◆ **Goal**
Write out, word for word, every line from the first one through the line that holds "from matplotlib.ticker import FuncFormatter", and nothing else; skip the pictures.

------------

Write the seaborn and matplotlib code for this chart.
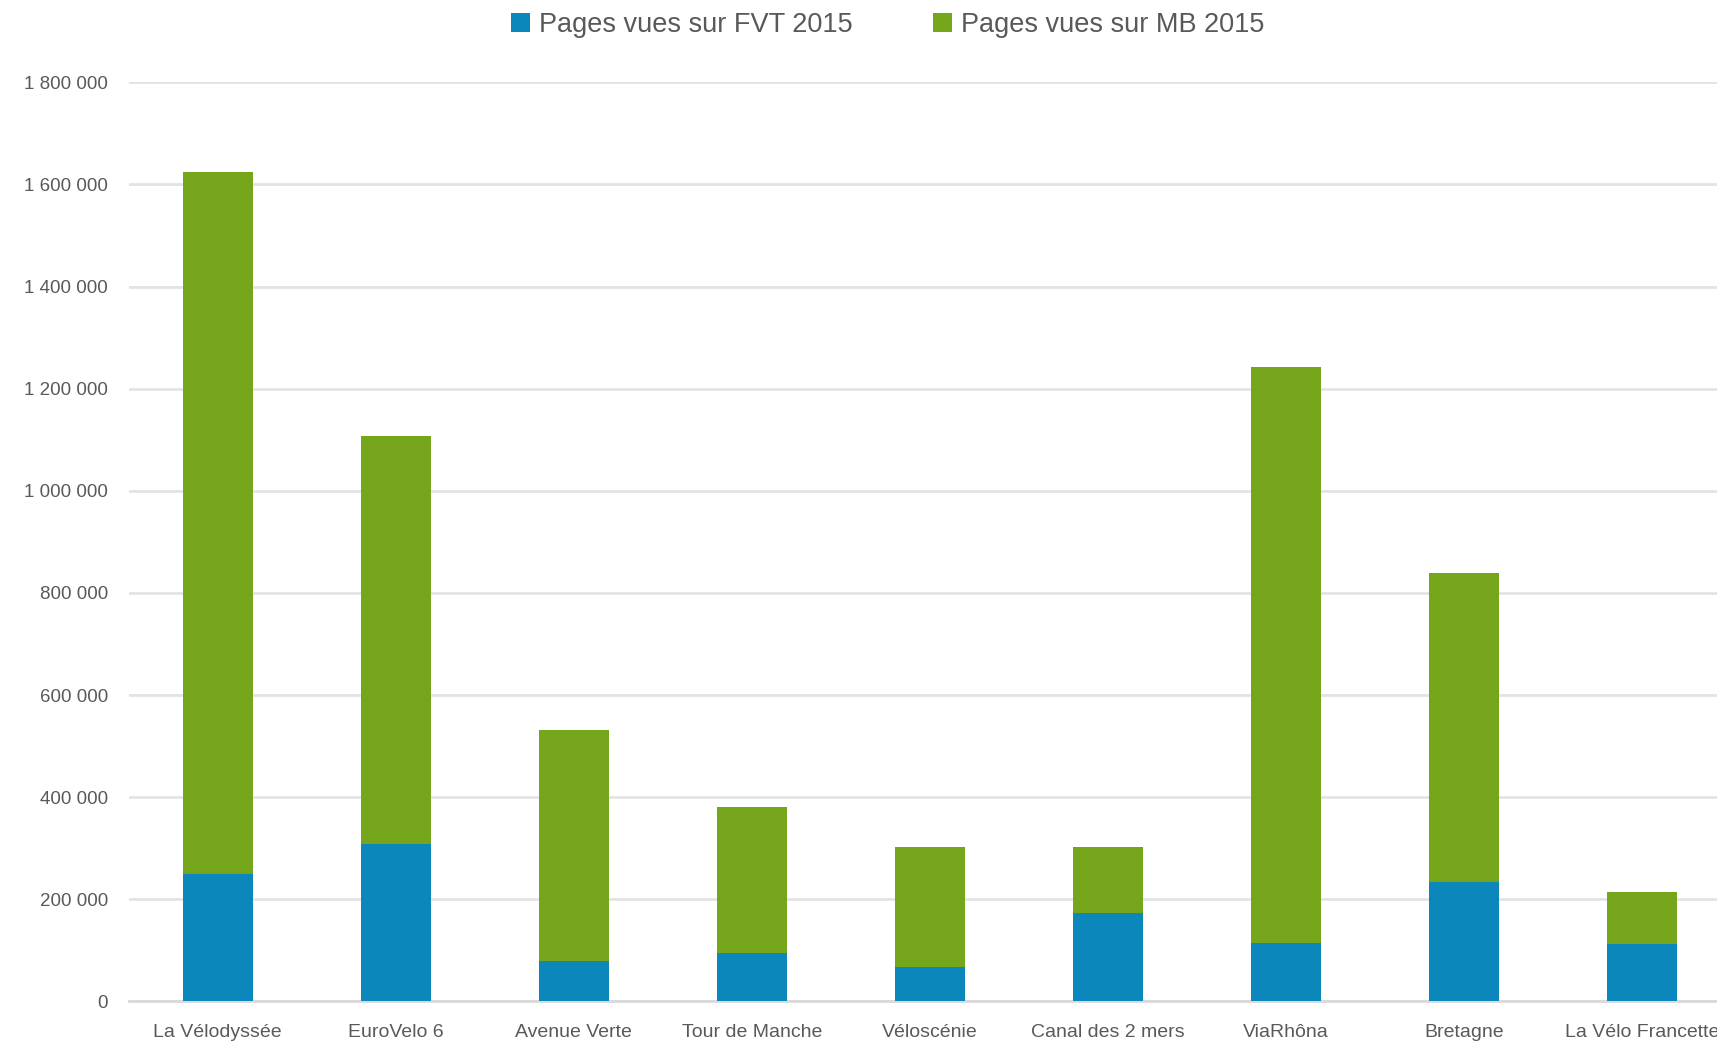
import matplotlib
matplotlib.use("Agg")
import matplotlib.pyplot as plt
import seaborn as sns
import pandas as pd
from matplotlib.ticker import FuncFormatter

categories = ["La Vélodyssée", "EuroVelo 6", "Avenue Verte", "Tour de Manche",
              "Véloscénie", "Canal des 2 mers", "ViaRhôna", "Bretagne", "La Vélo Francette"]
fvt_2015 = [249000, 309000, 79000, 94000, 67000, 174000, 114000, 234000, 112000]
mb_2015 = [1375000, 798000, 453000, 286000, 235000, 128000, 1128000, 605000, 103000]

series_names = ["Pages vues sur FVT 2015", "Pages vues sur MB 2015"]
blue = "#0B87BC"
green = "#75A51B"
grey_text = "#595959"

sns.set_theme(style="white")
plt.rcParams['font.family'] = ['Liberation Sans Narrow', 'Liberation Sans', 'DejaVu Sans']

df = pd.DataFrame({"cat": categories, "fvt": fvt_2015, "mb": mb_2015})

fig = plt.figure(figsize=(17.17, 10.42), dpi=100)
ax = fig.add_axes([0.075, 0.039, 0.925, 0.882])

sns.barplot(data=df, x="cat", y="mb", bottom=df["fvt"], color=green, width=0.39,
            saturation=1, ax=ax, label=series_names[1], zorder=3, linewidth=0)
sns.barplot(data=df, x="cat", y="fvt", color=blue, width=0.39,
            saturation=1, ax=ax, label=series_names[0], zorder=3, linewidth=0)

ax.set_ylim(0, 1800000)
ax.set_xlim(-0.5, 8.42)
ax.set_yticks(range(0, 1800001, 200000))
ax.yaxis.set_major_formatter(FuncFormatter(lambda v, p: f"{int(v):,}".replace(",", " ")))
ax.grid(axis="y", color="#E3E3E3", linewidth=2, zorder=0)
ax.set_axisbelow(True)
for s in ["top", "right", "left"]:
    ax.spines[s].set_visible(False)
ax.spines["bottom"].set_color("#D9D9D9")
ax.spines["bottom"].set_linewidth(2)
ax.set_xlabel("")
ax.set_ylabel("")
ax.tick_params(axis="y", labelsize=13.5, colors=grey_text, length=0, pad=15)
ax.tick_params(axis="x", labelsize=14, colors=grey_text, length=0, pad=16)

handles, labels = ax.get_legend_handles_labels()
order = [labels.index(n) for n in series_names]
leg = fig.legend([handles[i] for i in order], [labels[i] for i in order],
                 loc="center", bbox_to_anchor=(0.517, 0.976), ncol=2, frameon=False,
                 fontsize=19.5, handlelength=0.7, handleheight=0.7, columnspacing=3.0,
                 handletextpad=0.3)
for t in leg.get_texts():
    t.set_color(grey_text)
if ax.get_legend() is not None:
    ax.get_legend().remove()

fig.savefig("out.png", dpi=100)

------------

◆ **Written response**
Write the seaborn and matplotlib code for this chart.
import matplotlib
matplotlib.use("Agg")
import matplotlib.pyplot as plt
import seaborn as sns
import pandas as pd
from matplotlib.ticker import FuncFormatter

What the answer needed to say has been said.